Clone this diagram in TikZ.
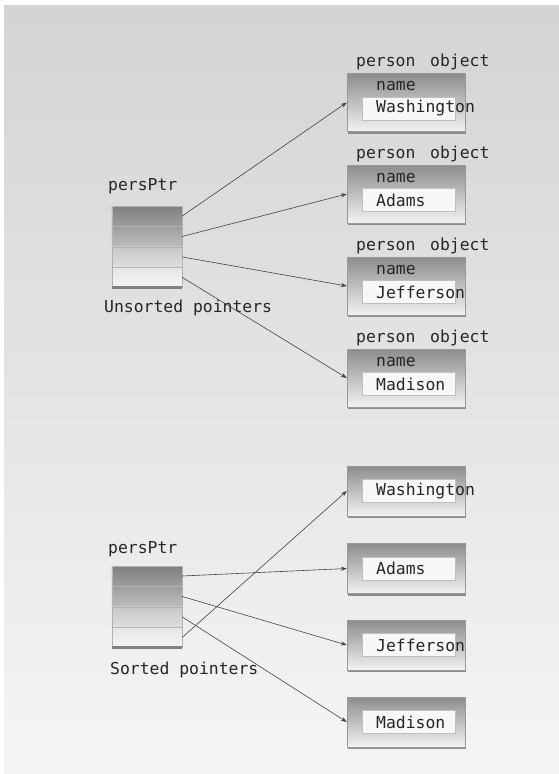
\documentclass[tikz,border=0pt]{standalone}
\usepackage{fontspec}
\setmonofont{DejaVu Sans Mono}
\usepackage{tikz}
\usetikzlibrary{arrows.meta, positioning, calc, shadows}
\tikzstyle{cell}   = [rectangle, minimum width=2.1cm, minimum height=0.6cm, inner sep=0pt, draw=black!30]
\tikzstyle{objbox} = [rectangle, minimum width=3.54cm, minimum height=1.74cm, inner sep=0pt, draw=black!40, top color=black!45, bottom color=black!5, drop shadow={shadow xshift=0.04cm, shadow yshift=-0.07cm, fill=black!45, opacity=1}]
\tikzstyle{valbox} = [objbox, minimum height=1.5cm]
\tikzstyle{field}  = [rectangle, minimum width=2.79cm, minimum height=0.7cm, inner sep=0pt, draw=black!25, fill=black!3]
\tikzstyle{lbl}    = [inner sep=0pt, anchor=west, text=black!85]
\tikzstyle{arrow}  = [draw=black!75, line width=0.5pt, -{Stealth[length=5pt, width=3.5pt]}]
\tikzstyle{ledge}  = [draw=black!50, line width=2pt]

\begin{document}
\begin{tikzpicture}[x=0.03cm, y=-0.03cm, every node/.style={font=\ttfamily\fontsize{14}{16}\selectfont}]

  % background
  \useasboundingbox (0,0) rectangle (559,774);
  \fill[white] (0,0) rectangle (559,774);
  \shade[top color=black!17, bottom color=black!4] (4,5) rectangle (559,774);

  % Unsorted pointer array
  \node[cell, top color=black!50, bottom color=black!38] (u1) at (147,216) {};
  \node[cell, top color=black!38, bottom color=black!26, below=0pt of u1] (u2) {};
  \node[cell, top color=black!22, bottom color=black!13, below=0pt of u2] (u3) {};
  \node[cell, top color=black!10, bottom color=black!4, below=0pt of u3] (u4) {};
  \draw[ledge] (u4.south west) -- (u4.south east);
  \node[lbl] (uptr) at (108,186) {persPtr};
  \node[lbl] (ucap) at (104,308) {Unsorted pointers};

  % person objects
  \node[objbox] (w1) at (406,102.5) {};
  \node[field] (wf1) at (408.5,108.5) {};
  \node[lbl] (wh1) at (356,62) {person\hspace{0.9em}object};
  \node[lbl] (wn1) at (376,86) {name};
  \node[lbl] (wt1) at (376,108.5) {Washington};

  \node[objbox] (w2) at (406,194) {};
  \node[field] (wf2) at (408.5,200) {};
  \node[lbl] (wh2) at (356,154) {person\hspace{0.9em}object};
  \node[lbl] (wn2) at (376,178) {name};
  \node[lbl] (wt2) at (376,200) {Adams};

  \node[objbox] (w3) at (406,286) {};
  \node[field] (wf3) at (408.5,292) {};
  \node[lbl] (wh3) at (356,246) {person\hspace{0.9em}object};
  \node[lbl] (wn3) at (376,270) {name};
  \node[lbl] (wt3) at (376,292) {Jefferson};

  \node[objbox] (w4) at (406,378) {};
  \node[field] (wf4) at (408.5,384) {};
  \node[lbl] (wh4) at (356,338) {person\hspace{0.9em}object};
  \node[lbl] (wn4) at (376,362) {name};
  \node[lbl] (wt4) at (376,384) {Madison};

  % Sorted pointer array
  \node[cell, top color=black!50, bottom color=black!38] (s1) at (147,576) {};
  \node[cell, top color=black!38, bottom color=black!26, below=0pt of s1] (s2) {};
  \node[cell, top color=black!22, bottom color=black!13, below=0pt of s2] (s3) {};
  \node[cell, top color=black!10, bottom color=black!4, below=0pt of s3] (s4) {};
  \draw[ledge] (s4.south west) -- (s4.south east);
  \node[lbl] (sptr) at (108,549) {persPtr};
  \node[lbl] (scap) at (110,670) {Sorted pointers};

  % sorted objects
  \node[valbox] (b1) at (406,491) {};
  \node[field] (bf1) at (408.5,491) {};
  \node[lbl] (bt1) at (376,491) {Washington};

  \node[valbox] (b2) at (406,568.5) {};
  \node[field] (bf2) at (408.5,568.5) {};
  \node[lbl] (bt2) at (376,568.5) {Adams};

  \node[valbox] (b3) at (406,645) {};
  \node[field] (bf3) at (408.5,645) {};
  \node[lbl] (bt3) at (376,645) {Jefferson};

  \node[valbox] (b4) at (406,722) {};
  \node[field] (bf4) at (408.5,722) {};
  \node[lbl] (bt4) at (376,722) {Madison};

  % Arrows
  \draw[arrow] (u1.east) -- (w1.west);
  \draw[arrow] (u2.east) -- (w2.west);
  \draw[arrow] (u3.east) -- (w3.west);
  \draw[arrow] (u4.east) -- (w4.west);
  \draw[arrow] (s1.east) -- (b2.west);
  \draw[arrow] (s2.east) -- (b3.west);
  \draw[arrow] (s3.east) -- (b4.west);
  \draw[arrow] (s4.east) -- (b1.west);

\end{tikzpicture}
\end{document}
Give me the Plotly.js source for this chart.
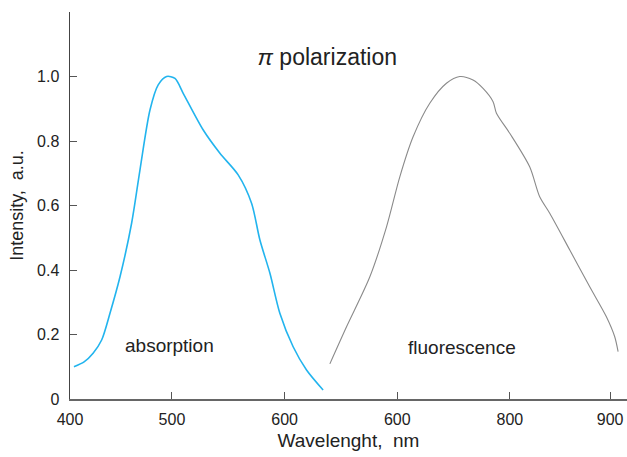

> TASK TO COMPLETE: Pictures in the records must not appear in the copy; transcribe everything else precisely.

> ANSWER IN FULL:
Clone this diagram in TikZ.
\documentclass[tikz,border=0pt]{standalone}
\usepackage{fontspec}
\setmonofont{DejaVu Sans Mono}
\usepackage{tikz}
\usetikzlibrary{arrows.meta, positioning, calc, shadows}
\tikzstyle{cell}   = [rectangle, minimum width=2.1cm, minimum height=0.6cm, inner sep=0pt, draw=black!30]
\tikzstyle{objbox} = [rectangle, minimum width=3.54cm, minimum height=1.74cm, inner sep=0pt, draw=black!40, top color=black!45, bottom color=black!5, drop shadow={shadow xshift=0.04cm, shadow yshift=-0.07cm, fill=black!45, opacity=1}]
\tikzstyle{valbox} = [objbox, minimum height=1.5cm]
\tikzstyle{field}  = [rectangle, minimum width=2.79cm, minimum height=0.7cm, inner sep=0pt, draw=black!25, fill=black!3]
\tikzstyle{lbl}    = [inner sep=0pt, anchor=west, text=black!85]
\tikzstyle{arrow}  = [draw=black!75, line width=0.5pt, -{Stealth[length=5pt, width=3.5pt]}]
\tikzstyle{ledge}  = [draw=black!50, line width=2pt]

\begin{document}
\begin{tikzpicture}[x=0.03cm, y=-0.03cm, every node/.style={font=\ttfamily\fontsize{14}{16}\selectfont}]

  % background
  \useasboundingbox (0,0) rectangle (559,774);
  \fill[white] (0,0) rectangle (559,774);
  \shade[top color=black!17, bottom color=black!4] (4,5) rectangle (559,774);

  % Unsorted pointer array
  \node[cell, top color=black!50, bottom color=black!38] (u1) at (147,216) {};
  \node[cell, top color=black!38, bottom color=black!26, below=0pt of u1] (u2) {};
  \node[cell, top color=black!22, bottom color=black!13, below=0pt of u2] (u3) {};
  \node[cell, top color=black!10, bottom color=black!4, below=0pt of u3] (u4) {};
  \draw[ledge] (u4.south west) -- (u4.south east);
  \node[lbl] (uptr) at (108,186) {persPtr};
  \node[lbl] (ucap) at (104,308) {Unsorted pointers};

  % person objects
  \node[objbox] (w1) at (406,102.5) {};
  \node[field] (wf1) at (408.5,108.5) {};
  \node[lbl] (wh1) at (356,62) {person\hspace{0.9em}object};
  \node[lbl] (wn1) at (376,86) {name};
  \node[lbl] (wt1) at (376,108.5) {Washington};

  \node[objbox] (w2) at (406,194) {};
  \node[field] (wf2) at (408.5,200) {};
  \node[lbl] (wh2) at (356,154) {person\hspace{0.9em}object};
  \node[lbl] (wn2) at (376,178) {name};
  \node[lbl] (wt2) at (376,200) {Adams};

  \node[objbox] (w3) at (406,286) {};
  \node[field] (wf3) at (408.5,292) {};
  \node[lbl] (wh3) at (356,246) {person\hspace{0.9em}object};
  \node[lbl] (wn3) at (376,270) {name};
  \node[lbl] (wt3) at (376,292) {Jefferson};

  \node[objbox] (w4) at (406,378) {};
  \node[field] (wf4) at (408.5,384) {};
  \node[lbl] (wh4) at (356,338) {person\hspace{0.9em}object};
  \node[lbl] (wn4) at (376,362) {name};
  \node[lbl] (wt4) at (376,384) {Madison};

  % Sorted pointer array
  \node[cell, top color=black!50, bottom color=black!38] (s1) at (147,576) {};
  \node[cell, top color=black!38, bottom color=black!26, below=0pt of s1] (s2) {};
  \node[cell, top color=black!22, bottom color=black!13, below=0pt of s2] (s3) {};
  \node[cell, top color=black!10, bottom color=black!4, below=0pt of s3] (s4) {};
  \draw[ledge] (s4.south west) -- (s4.south east);
  \node[lbl] (sptr) at (108,549) {persPtr};
  \node[lbl] (scap) at (110,670) {Sorted pointers};

  % sorted objects
  \node[valbox] (b1) at (406,491) {};
  \node[field] (bf1) at (408.5,491) {};
  \node[lbl] (bt1) at (376,491) {Washington};

  \node[valbox] (b2) at (406,568.5) {};
  \node[field] (bf2) at (408.5,568.5) {};
  \node[lbl] (bt2) at (376,568.5) {Adams};

  \node[valbox] (b3) at (406,645) {};
  \node[field] (bf3) at (408.5,645) {};
  \node[lbl] (bt3) at (376,645) {Jefferson};

  \node[valbox] (b4) at (406,722) {};
  \node[field] (bf4) at (408.5,722) {};
  \node[lbl] (bt4) at (376,722) {Madison};

  % Arrows
  \draw[arrow] (u1.east) -- (w1.west);
  \draw[arrow] (u2.east) -- (w2.west);
  \draw[arrow] (u3.east) -- (w3.west);
  \draw[arrow] (u4.east) -- (w4.west);
  \draw[arrow] (s1.east) -- (b2.west);
  \draw[arrow] (s2.east) -- (b3.west);
  \draw[arrow] (s3.east) -- (b4.west);
  \draw[arrow] (s4.east) -- (b1.west);

\end{tikzpicture}
\end{document}
Give me the Plotly.js source for this chart.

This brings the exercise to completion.